The topic this time is seen in far more places than investment publications, but it was the subject of an article in the May 21 Wall Street Journal, so it fits this section. The gibberish is comparing the amounts of interest paid during the terms of mortgages of different lengths. The problem is that the comparison completely ignores the fact that the borrower will have "use" of the money for different periods, which is an important aspect of the so-called "time value of money."

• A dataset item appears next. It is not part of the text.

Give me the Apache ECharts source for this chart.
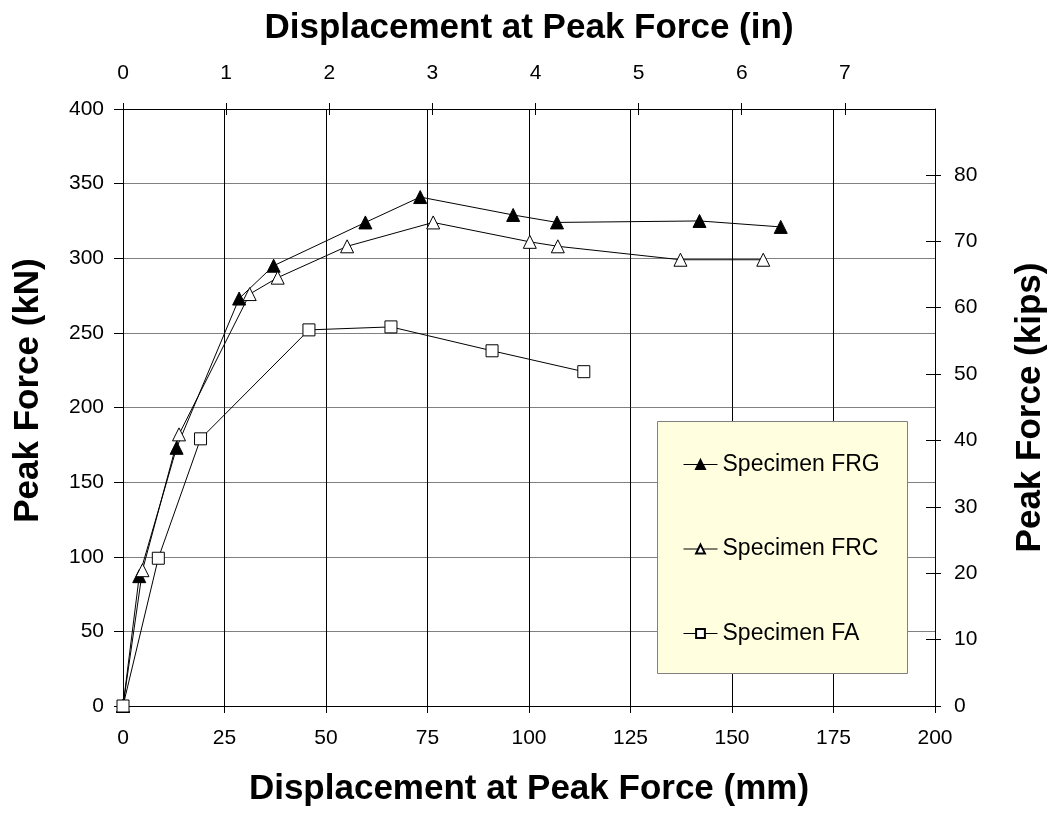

The article talks about a greater percentage of new mortgages being for shorter than the traditional 30 year duration. The sub-headline says "as rates hit a new low, borrowers reduce their interest costs with ever-shorter loans." A sidebar titled "what you save" says "with a shorter mortgage, you’ll have higher monthly payments but lower total costs." It then shows the total interest paid for mortgages of four different lengths and interest rates. A 30 year $250,000 loan at 5.375% has $253,974 in total interest while the same amount borrowed for 10 years at 4.5% results in $60,915 in total interest. One might get the impression that paying less than a quarter of the total interest of the longer term loan is sufficient to make the shorter one the smarter choice.

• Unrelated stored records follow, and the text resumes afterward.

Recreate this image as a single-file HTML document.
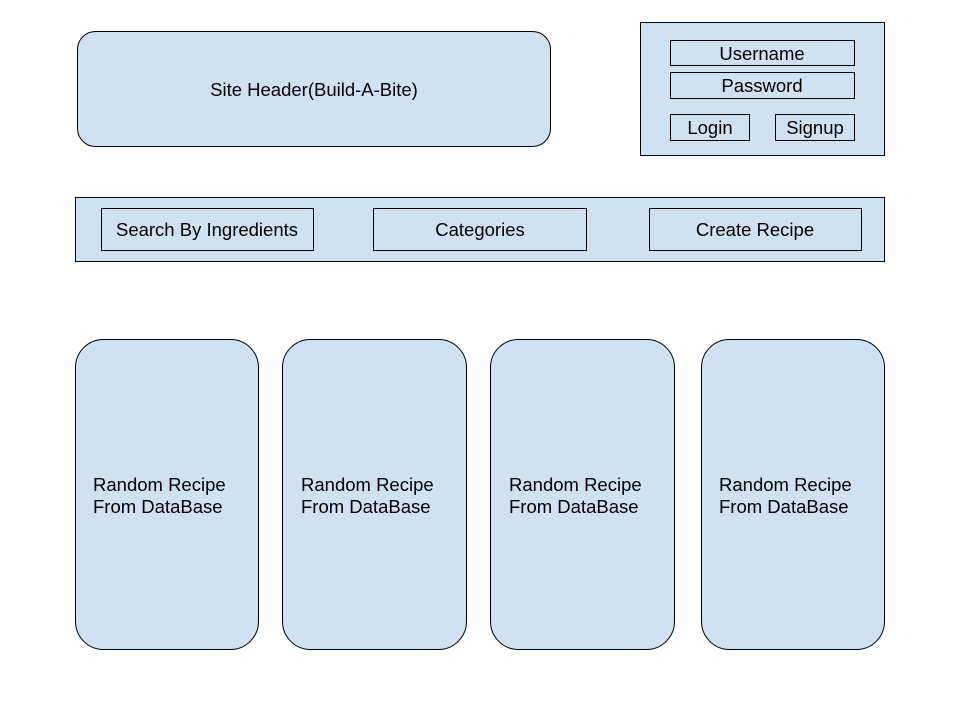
<!DOCTYPE html>
<html><head><style>html,body{margin:0;padding:0;background:#fff;}svg{display:block}</style></head>
<body>
<svg width="960" height="720" xmlns="http://www.w3.org/2000/svg" font-family="Liberation Sans, Arial, sans-serif" font-size="18.5" fill="#000">
<g fill="#cfe2f3" stroke="#000" stroke-width="1">
<rect x="77.5" y="31.5" width="473" height="115" rx="18"/>
<rect x="640.5" y="22.5" width="244" height="133"/>
<rect x="670.5" y="40.5" width="184" height="25"/>
<rect x="670.5" y="72.5" width="184" height="26"/>
<rect x="670.5" y="114.5" width="79" height="26"/>
<rect x="775.5" y="114.5" width="79" height="26"/>
<rect x="75.5" y="197.5" width="809" height="64"/>
<rect x="101.5" y="208.5" width="212" height="42"/>
<rect x="373.5" y="208.5" width="213" height="42"/>
<rect x="649.5" y="208.5" width="212" height="42"/>
<rect x="75.5" y="339.5" width="183" height="310" rx="28"/>
<rect x="282.5" y="339.5" width="184" height="310" rx="28"/>
<rect x="490.5" y="339.5" width="184" height="310" rx="28"/>
<rect x="701.5" y="339.5" width="183" height="310" rx="28"/>
</g>
<g text-anchor="middle">
<text x="314" y="96">Site Header(Build-A-Bite)</text>
<text x="762" y="60">Username</text>
<text x="762" y="92">Password</text>
<text x="710" y="134">Login</text>
<text x="815" y="134">Signup</text>
<text x="207" y="236">Search By Ingredients</text>
<text x="480" y="236">Categories</text>
<text x="755" y="236">Create Recipe</text>
</g>
<text x="93" y="491">Random Recipe</text><text x="93" y="513">From DataBase</text>
<text x="301" y="491">Random Recipe</text><text x="301" y="513">From DataBase</text>
<text x="509" y="491">Random Recipe</text><text x="509" y="513">From DataBase</text>
<text x="719" y="491">Random Recipe</text><text x="719" y="513">From DataBase</text>
</svg>
</body></html>
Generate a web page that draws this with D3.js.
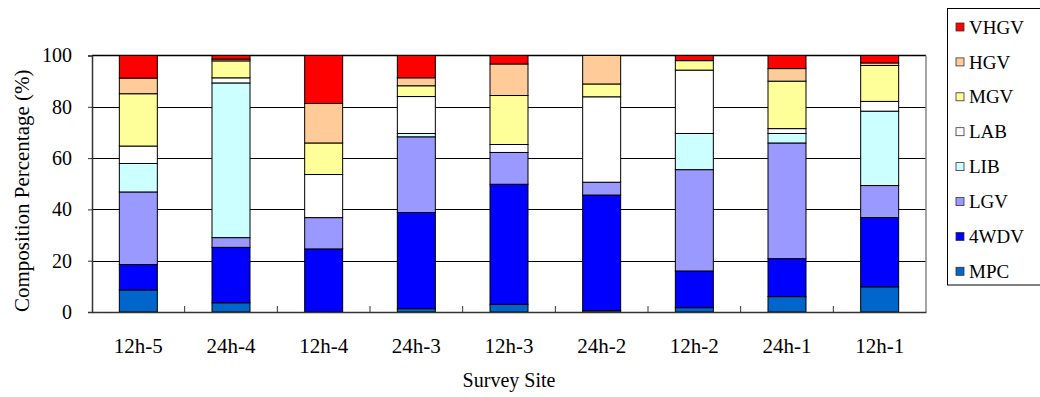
<!DOCTYPE html>
<html><head><meta charset="utf-8">
<script src="https://cdn.jsdelivr.net/npm/d3@7"></script>
<style>body{margin:0;background:#fff}svg{display:block}svg text{font-family:"Liberation Serif","Times New Roman",Times,"DejaVu Serif",serif !important;fill:#000}</style>
</head><body><svg id="c" width="1040" height="397"></svg>
<script>
const categories = ["12h-5","24h-4","12h-4","24h-3","12h-3","24h-2","12h-2","24h-1","12h-1"];
const seriesNames = ["MPC","4WDV","LGV","LIB","LAB","MGV","HGV","VHGV"];
const seriesColors = ["#0066CC","#0000FF","#9999FF","#CCFFFF","#FFFFFF","#FFFF99","#FFCC99","#FF0000"];
const MPC  = [8.6, 3.6, 0.0, 1.3, 3.0, 0.6, 1.7, 6.0, 9.8];
const WDV4 = [9.9, 21.6, 24.6, 37.5, 46.8, 45.0, 14.3, 14.8, 27.0];
const LGV  = [28.3, 3.8, 12.2, 29.5, 12.4, 5.0, 39.5, 45.1, 12.5];
const LIB  = [11.1, 60.3, 0.0, 1.3, 0.0, 0.0, 14.1, 3.7, 29.0];
const LAB  = [6.8, 2.0, 16.8, 14.4, 3.1, 33.3, 24.7, 1.9, 3.8];
const MGV  = [20.4, 6.6, 12.3, 4.2, 19.1, 5.0, 3.7, 18.5, 14.0];
const HGV  = [6.1, 0.7, 15.4, 3.1, 12.3, 11.1, 0.0, 4.9, 1.0];
const VHGV = [8.8, 1.4, 18.7, 8.7, 3.3, 0.0, 2.0, 5.1, 2.9];
const yTicks = [0, 20, 40, 60, 80, 100];
const xTitle = "Survey Site";
const yTitle = "Composition Percentage (%)";

const seriesValues = [MPC, WDV4, LGV, LIB, LAB, MGV, HGV, VHGV];
const rows = categories.map((c, i) => {
  const r = {cat: c};
  seriesNames.forEach((s, j) => r[s] = seriesValues[j][i]);
  return r;
});
const stacked = d3.stack().keys(seriesNames)(rows);

const svg = d3.select("#c");
const L = 92, R = 926, T = 55.5, B = 312;
const x = d3.scaleBand().domain(categories).range([L, R]).padding(0);
const y = d3.scaleLinear().domain([0, 100]).range([B, T]);
const color = d3.scaleOrdinal().domain(seriesNames).range(seriesColors);
const barW = x.bandwidth() * 0.41;

// gridlines
svg.append("g").selectAll("line").data(yTicks.filter(t => t > 0 && t < 100)).join("line")
  .attr("x1", L).attr("x2", R).attr("y1", d => Math.round(y(d)) + 0.5).attr("y2", d => Math.round(y(d)) + 0.5)
  .attr("stroke", "#000").attr("stroke-width", 1);
// top and right frame
svg.append("line").attr("x1", L).attr("x2", R).attr("y1", T).attr("y2", T).attr("stroke", "#000").attr("stroke-width", 1.5);
svg.append("line").attr("x1", R).attr("x2", R).attr("y1", T).attr("y2", B).attr("stroke", "#888").attr("stroke-width", 1.5);

// bars
svg.append("g").selectAll("g").data(stacked).join("g")
  .attr("fill", d => color(d.key))
  .selectAll("rect").data(d => d.filter(p => p[1] - p[0] > 0)).join("rect")
  .attr("x", d => x(d.data.cat) + (x.bandwidth() - barW) / 2)
  .attr("width", barW)
  .attr("y", d => y(d[1]))
  .attr("height", d => y(d[0]) - y(d[1]))
  .attr("stroke", "#000").attr("stroke-width", 1);

// y axis
const yAxis = d3.axisLeft(y).tickValues(yTicks).tickSize(4).tickPadding(16);
const gy = svg.append("g").attr("transform", `translate(${L},0)`).call(yAxis).attr("font-family", null);
gy.select(".domain").attr("stroke", "#333").attr("stroke-width", 1.5);
gy.selectAll(".tick line").attr("stroke", "#333");
gy.selectAll("text").attr("font-size", 20);

// x axis
const xAxis = d3.axisBottom(x).tickSize(0).tickPadding(26);
const gx = svg.append("g").attr("transform", `translate(0,${B})`).call(xAxis).attr("font-family", null);
gx.select(".domain").attr("stroke", "#333").attr("stroke-width", 1.5);
gx.selectAll("text").attr("font-size", 21);
// inward boundary ticks
svg.append("g").selectAll("line").data(categories.slice(1)).join("line")
  .attr("x1", d => x(d)).attr("x2", d => x(d)).attr("y1", B).attr("y2", B - 6)
  .attr("stroke", "#333").attr("stroke-width", 1);

// titles
svg.append("text").attr("x", (L + R) / 2).attr("y", 387).attr("text-anchor", "middle")
  .attr("font-size", 20).text(xTitle);
svg.append("text").attr("transform", `translate(29,${(T + B) / 2 + 7}) rotate(-90)`).attr("text-anchor", "middle")
  .attr("font-size", 21).text(yTitle);

// legend
svg.append("rect").attr("x", 947.5).attr("y", 8.5).attr("width", 110).attr("height", 276.5)
  .attr("fill", "none").attr("stroke", "#000").attr("stroke-width", 1);
const legendOrder = seriesNames.slice().reverse();
const lg = svg.append("g").selectAll("g").data(legendOrder).join("g")
  .attr("transform", (d, i) => `translate(0,${27 + i * 34.9})`);
lg.append("rect").attr("x", 956).attr("y", -4).attr("width", 8).attr("height", 8)
  .attr("fill", d => color(d)).attr("stroke", "#333").attr("stroke-width", 0.8);
lg.append("text").attr("x", 969).attr("y", 0).attr("dy", "0.35em").attr("font-size", 19).text(d => d);
</script></body></html>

About the only hint that the shorter mortgage might not be preferable is the higher payments reference. To be fair, the text of the article discusses some of the advantages and disadvantages of shorter mortgages and points out that the monthly payments are almost $1,200 higher for the 10 year loan. Many articles and commentaries that I have seen and heard on this subject do not go beyond the lower total interest payments. The lower interest rate is a clear advantage to the shorter loan, but the comparison should go well beyond that. For one thing, the difference in monthly payments for the 30 year loan is available for other purposes. One such purpose might be investing it. Depending on the possible investments, in one’s own business for example, being able to have a considerable amount of money available at the historically low rate of 5.375% for 30 years might be quite advantageous. The decision as to which mortgage is better can be quite complex and it can include non-financial factors such as the age of the borrower, how long one expects to own the house, and how much one might value owning the house free and clear at some point.
Later the article points out that "people taking out a 10-year mortgage will quickly whittle away one of their biggest tax breaks: the deduction for mortgage interest." Others have in effect advocated borrowing more than might be desirable (or wise) in order to increase the income tax deduction. This type of thinking is even greater gibberish than the total interest paid comparison. The implication is that it is a good idea to borrow to get a tax break, even if doing so does not make sense financially.

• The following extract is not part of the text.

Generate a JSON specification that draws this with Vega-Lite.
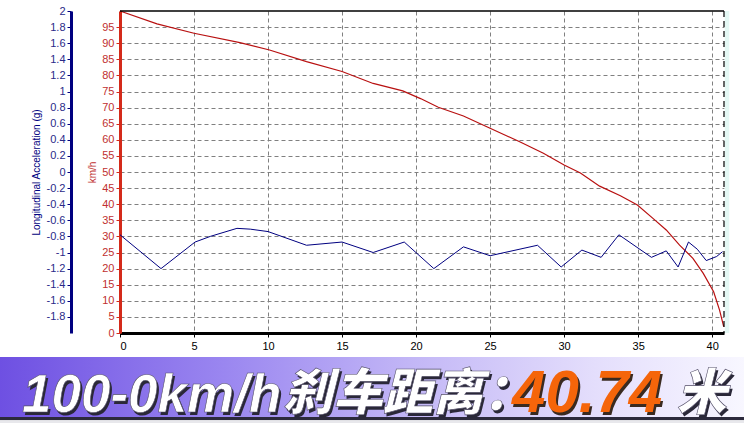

It is important to realize that borrowing costs money and decreases cash flow unless the funds received are invested at a higher after-tax interest rate. I hope you all realize that the purpose of investing and other financial activities is not reducing taxes. In effect, the government is subsidizing home ownership through the mortgage interest deduction, one of many activities subsidized through various provisions in the tax code. Borrowing money through mortgages or other loans can make sense for many people. One key in deciding whether or not to do so is considering the after-tax effects of the loan and how the proceeds will be used. In the case of a mortgage, most would not be able to own their homes without one, so having one is usually an easy decision. Refinancing to take advantage of today’s historically low interest rates is quite likely to be a good move. It is the details of the available loans that can complicate the decision and may give rise to gibberish.